Whether Cao’s comments on the newspaper and his dismissive remarks about Abingdon — a town in Virginia’s heavily Republican 9th Congressional District — will impact his bid for the Senate remains to be seen. Adam Tolbert, the chairman of the district’s Republican committee, did not respond to phone calls and text messages Thursday. 

But Susan Swecker, the chair of the Democratic Party of Virginia and a Highland County native who grew up on a small farm, challenged Cao to come to the 6th Congressional District “and say that to our faces if he thinks we are all podunk.”

Cao made it clear that he does not think traveling to rural areas is worth the drive, Swecker said. “His comments prove the elitist that he is, and Virginians don’t deserve a senator who won’t represent them or their values, unlike Tim Kaine, who has traveled to every part of the commonwealth and has delivered for rural areas as a governor and senator.”
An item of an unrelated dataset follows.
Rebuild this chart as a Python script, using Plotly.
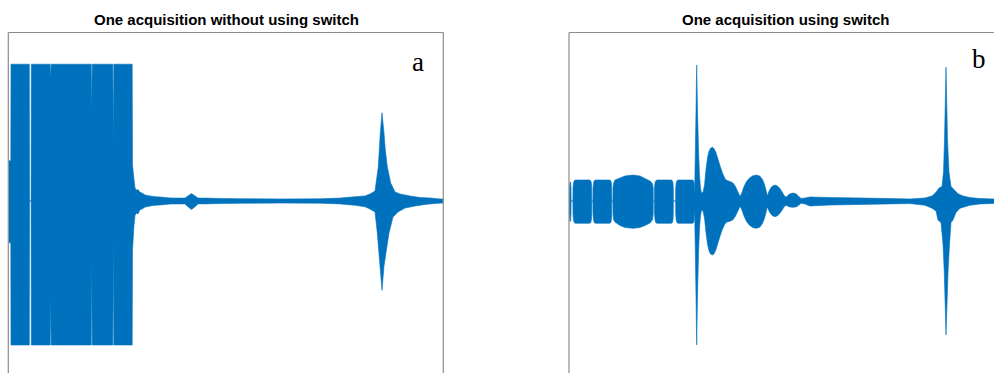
import plotly.graph_objects as go

# ---------------------------------------------------------------
# Signal envelopes (amplitude, normalised to ADC full scale) vs. time (µs)
# Each acquisition is drawn as the band between its upper and lower envelope.
# ---------------------------------------------------------------

# (a) one acquisition without using switch
a_up_t = [0.0, 1.8, 2.0, 20.3, 20.5, 22.1, 22.3, 41.2, 41.7, 42.2, 82.2, 82.7, 83.2,
          103.8, 104.3, 104.8, 123.2, 123.5, 125.0, 126.0, 127.5, 129.0, 131.0, 133.0,
          136.0, 141.0, 146.0, 151.0, 161.0, 171.0, 176.0, 179.0, 182.5, 186.0, 189.0,
          196.0, 211.0, 231.0, 271.0, 311.0, 331.0, 346.0, 356.0, 361.0, 366.0, 369.3,
          371.3, 373.0, 375.0, 376.3, 378.3, 381.7, 386.0, 391.0, 401.0, 411.0, 421.0,
          431.0, 434.0]
a_up_v = [0.28, 0.28, 0.95, 0.95, 0.0, 0.0, 0.95, 0.95, 0.85, 0.95, 0.95, 0.63, 0.95,
          0.95, 0.40, 0.95, 0.95, 0.25, 0.15, 0.09, 0.075, 0.08, 0.06, 0.055,
          0.042, 0.035, 0.03, 0.028, 0.021, 0.02, 0.02, 0.035, 0.052, 0.035, 0.02,
          0.02, 0.018, 0.016, 0.014, 0.015, 0.02, 0.03, 0.035, 0.049, 0.069, 0.238,
          0.472, 0.613, 0.472, 0.354, 0.238, 0.125, 0.063, 0.049, 0.035, 0.024, 0.021,
          0.014, 0.014]
a_low_t = [0.0, 1.8, 2.0, 20.3, 20.5, 22.1, 22.3, 41.2, 41.7, 42.2, 82.2, 82.7, 83.2,
           103.8, 104.3, 104.8, 123.2, 123.5, 125.0, 126.0, 127.5, 129.0, 131.0, 133.0,
           136.0, 141.0, 146.0, 151.0, 161.0, 171.0, 176.0, 179.0, 182.5, 186.0, 189.0,
           196.0, 211.0, 231.0, 271.0, 311.0, 331.0, 346.0, 356.0, 361.0, 366.0, 368.3,
           371.0, 373.0, 375.0, 380.0, 384.0, 389.0, 396.0, 406.0, 416.0, 426.0, 434.0]
a_low_v = [-0.29, -0.29, -1.0, -1.0, 0.0, 0.0, -1.0, -1.0, -0.667, -1.0, -1.0, -0.40, -1.0,
           -1.0, -0.25, -1.0, -1.0, -0.34, -0.167, -0.10, -0.083, -0.09, -0.06, -0.056,
           -0.042, -0.035, -0.03, -0.028, -0.021, -0.02, -0.02, -0.04, -0.059, -0.04, -0.02,
           -0.02, -0.018, -0.016, -0.014, -0.015, -0.02, -0.03, -0.04, -0.056, -0.076, -0.222,
           -0.451, -0.62, -0.451, -0.222, -0.111, -0.076, -0.049, -0.035, -0.024, -0.017, -0.014]

# (b) one acquisition using switch
b_up_t = [0.3, 0.4, 0.9, 1.6, 2.0, 2.1,
          3.9, 4.0, 4.5, 5.2, 6.5, 20.5, 21.8, 22.4, 22.7, 22.8,
          23.9, 24.0, 24.5, 25.2, 26.5, 40.5, 41.8, 42.4, 42.7, 42.8,
          43.9, 44.0, 44.6, 46.0, 51.0, 56.0, 64.0, 71.0, 76.0, 81.0, 83.5, 84.2, 84.3,
          85.4, 85.5, 86.0, 86.7, 88.0, 102.3, 103.4, 104.0, 104.3, 104.4,
          106.6, 106.7, 107.2, 107.9, 109.2, 123.5, 124.6, 125.1, 125.3,
          125.6, 126.2, 127.0, 127.7, 128.5, 129.5, 130.5, 131.5, 132.5,
          134.0, 135.5, 137.0, 138.5, 140.0, 141.5, 143.3, 145.0, 147.0, 149.0, 151.0,
          153.5, 156.0, 158.0, 161.0, 164.0, 166.5, 168.5, 170.5, 171.5,
          173.0, 175.0, 177.5, 180.5, 184.0, 187.7, 191.0, 193.5, 195.5, 197.0, 198.3,
          199.5, 201.5, 203.5, 206.0, 208.5, 210.5, 213.0, 215.0, 217.0,
          219.0, 221.0, 224.3, 227.5, 230.0, 232.0,
          236.0, 241.0, 261.0, 291.0, 321.0, 341.0, 356.0, 363.0, 367.0, 370.0, 373.0,
          374.5, 375.5, 377.0, 378.5, 380.0, 382.0, 385.0, 389.0, 394.0, 401.0, 411.0, 425.0]
b_up_v = [0.0, 0.09, 0.13, 0.13, 0.09, 0.0,
          0.0, 0.09, 0.125, 0.14, 0.146, 0.146, 0.14, 0.125, 0.09, 0.0,
          0.0, 0.09, 0.125, 0.14, 0.146, 0.146, 0.14, 0.125, 0.09, 0.0,
          0.0, 0.09, 0.125, 0.146, 0.16, 0.174, 0.18, 0.174, 0.156, 0.139, 0.12, 0.09, 0.0,
          0.0, 0.09, 0.125, 0.14, 0.146, 0.146, 0.14, 0.125, 0.09, 0.0,
          0.0, 0.09, 0.125, 0.14, 0.146, 0.146, 0.14, 0.125, 0.09,
          0.04, 0.285, 0.63, 0.944, 0.63, 0.354, 0.18, 0.09, 0.056,
          0.06, 0.11, 0.22, 0.30, 0.345, 0.366, 0.373, 0.365, 0.335, 0.29, 0.245,
          0.195, 0.155, 0.142, 0.136, 0.125, 0.10, 0.07, 0.04, 0.035,
          0.06, 0.10, 0.135, 0.16, 0.176, 0.18, 0.172, 0.15, 0.115, 0.075, 0.035,
          0.06, 0.088, 0.104, 0.111, 0.104, 0.09, 0.065, 0.04, 0.026,
          0.04, 0.05, 0.056, 0.048, 0.03, 0.018,
          0.021, 0.028, 0.024, 0.021, 0.017, 0.014, 0.021, 0.035, 0.06, 0.09, 0.1,
          0.2, 0.424, 0.93, 0.424, 0.2, 0.1, 0.08, 0.05, 0.035, 0.024, 0.017, 0.014]
b_low_t = [0.3, 0.4, 0.9, 1.6, 2.0, 2.1,
           3.9, 4.0, 4.5, 5.2, 6.5, 20.5, 21.8, 22.4, 22.7, 22.8,
           23.9, 24.0, 24.5, 25.2, 26.5, 40.5, 41.8, 42.4, 42.7, 42.8,
           43.9, 44.0, 44.6, 46.0, 51.0, 56.0, 64.0, 71.0, 76.0, 81.0, 83.5, 84.2, 84.3,
           85.4, 85.5, 86.0, 86.7, 88.0, 102.3, 103.4, 104.0, 104.3, 104.4,
           106.6, 106.7, 107.2, 107.9, 109.2, 123.5, 124.6, 125.1, 125.3,
           125.6, 126.2, 127.0, 127.7, 128.5, 129.5, 130.5, 131.5, 132.5,
           134.0, 135.5, 137.0, 138.5, 140.0, 141.5, 143.3, 145.0, 147.0, 149.0, 151.0,
           153.5, 156.0, 158.0, 161.0, 164.0, 166.5, 168.5, 170.5, 171.5,
           173.0, 175.0, 177.5, 180.5, 184.0, 187.7, 191.0, 193.5, 195.5, 197.0, 198.3,
           199.5, 201.5, 203.5, 206.0, 208.5, 210.5, 213.0, 215.0, 217.0,
           219.0, 221.0, 224.3, 227.5, 230.0, 232.0,
           236.0, 241.0, 261.0, 291.0, 321.0, 341.0, 356.0, 363.0, 367.0, 369.0, 372.0,
           374.0, 375.3, 377.0, 379.0, 380.5, 382.0, 384.0, 387.0, 391.0, 401.0, 411.0, 425.0]
b_low_v = [0.0, -0.09, -0.14, -0.14, -0.09, 0.0,
           0.0, -0.09, -0.13, -0.15, -0.155, -0.155, -0.15, -0.13, -0.09, 0.0,
           0.0, -0.09, -0.13, -0.15, -0.155, -0.155, -0.15, -0.13, -0.09, 0.0,
           0.0, -0.09, -0.13, -0.146, -0.17, -0.184, -0.19, -0.184, -0.17, -0.153, -0.13, -0.09, 0.0,
           0.0, -0.09, -0.13, -0.15, -0.155, -0.155, -0.15, -0.13, -0.09, 0.0,
           0.0, -0.09, -0.13, -0.15, -0.155, -0.155, -0.15, -0.13, -0.09,
           -0.05, -0.3, -0.66, -1.0, -0.66, -0.37, -0.19, -0.1, -0.065,
           -0.07, -0.12, -0.22, -0.30, -0.345, -0.368, -0.375, -0.367, -0.337, -0.29, -0.245,
           -0.195, -0.158, -0.145, -0.14, -0.13, -0.105, -0.075, -0.045, -0.04,
           -0.065, -0.105, -0.142, -0.168, -0.185, -0.19, -0.18, -0.157, -0.12, -0.08, -0.04,
           -0.062, -0.088, -0.103, -0.109, -0.102, -0.088, -0.064, -0.042, -0.03,
           -0.036, -0.042, -0.044, -0.04, -0.028, -0.016,
           -0.021, -0.035, -0.028, -0.024, -0.02, -0.018, -0.03, -0.05, -0.07, -0.132, -0.15,
           -0.3, -0.5, -0.93, -0.5, -0.3, -0.15, -0.132, -0.08, -0.05, -0.03, -0.02, -0.017]

titles = ["One acquisition without using switch", "One acquisition using switch"]
panel_labels = ["a", "b"]

W, H = 994, 373
BLUE = "#0072BD"
FRAME = "#8c8c8c"


def band(t_up, v_up, t_low, v_low):
    """Closed outline: upper envelope left->right, lower envelope right->left."""
    return list(t_up) + list(t_low)[::-1], list(v_up) + list(v_low)[::-1]


fig = go.Figure()

for (tu, vu, tl, vl), ax in [((a_up_t, a_up_v, a_low_t, a_low_v), ("x", "y")),
                             ((b_up_t, b_up_v, b_low_t, b_low_v), ("x2", "y2"))]:
    xs, ys = band(tu, vu, tl, vl)
    fig.add_trace(go.Scatter(
        x=xs, y=ys, mode="lines", fill="toself",
        fillcolor=BLUE, line=dict(color=BLUE, width=0.6, simplify=False),
        xaxis=ax[0], yaxis=ax[1], hoverinfo="skip", showlegend=False,
    ))

# pixel helpers for paper coordinates
px = lambda v: v / W
py = lambda v: 1 - v / H

top = 32.5
y_dom = [0, py(top)]
y_rng = [-(H - 201) / 144, (201 - top) / 144]

axis_common = dict(showgrid=False, zeroline=False, showticklabels=False,
                   ticks="", showline=False, fixedrange=True)
fig.update_layout(
    width=W, height=H,
    margin=dict(l=0, r=0, t=0, b=0),
    paper_bgcolor="white", plot_bgcolor="white",
    xaxis=dict(domain=[px(8.5), px(443.5)], range=[-0.5, 434.5], **axis_common),
    yaxis=dict(domain=y_dom, range=y_rng, **axis_common),
    xaxis2=dict(domain=[px(568.5), 1], range=[-0.5, 425], anchor="y2", **axis_common),
    yaxis2=dict(domain=y_dom, range=y_rng, anchor="x2", **axis_common),
)

# axes frames (bottom and far right edges lie outside the page)
frame = dict(type="line", xref="paper", yref="paper",
             line=dict(color=FRAME, width=1.2), layer="above")
for x0, x1 in [(8.3, 443.3)]:
    fig.add_shape(x0=px(x0), x1=px(x1), y0=py(top), y1=py(top), **frame)
    fig.add_shape(x0=px(x0), x1=px(x0), y0=-0.1, y1=py(top), **frame)
    fig.add_shape(x0=px(x1), x1=px(x1), y0=-0.1, y1=py(top), **frame)
fig.add_shape(x0=px(569), x1=1.05, y0=py(top), y1=py(top), **frame)
fig.add_shape(x0=px(569), x1=px(569), y0=-0.1, y1=py(top), **frame)

# titles
for title, xc in zip(titles, [226, 786]):
    fig.add_annotation(text=f"<b>{title}</b>", xref="paper", yref="paper",
                       x=px(xc), y=py(19), xanchor="center", yanchor="middle",
                       showarrow=False,
                       font=dict(family="Liberation Sans, Arial", size=15, color="black"))

# panel letters
for lab, (xc, yc) in zip(panel_labels, [(417.5, 62), (978.5, 58.5)]):
    fig.add_annotation(text=lab, xref="paper", yref="paper",
                       x=px(xc), y=py(yc), xanchor="center", yanchor="middle",
                       showarrow=False,
                       font=dict(family="Liberation Serif, Times New Roman", size=27,
                                 color="black"))

fig.write_html("out.html")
In the fall of 2018, Corey Stewart, a former chairman of the Prince William County Board of Supervisors and then the Republican nominee for the U.S. Senate, learned a similarly hard lesson. When he depicted Danville as a failed city in decay during a visit there, seven local representatives, including the mayor and city manager, stood up and walked out.

“Danville’s not sad and feeling sorry for itself,” Lee Vogler, the city’s vice mayor and former chairman of Danville’s Republican Committee, told The Roanoke Times at the time. “What’s sad is a candidate for United States Senate for Virginia continually bashing a city that he hopes to represent.”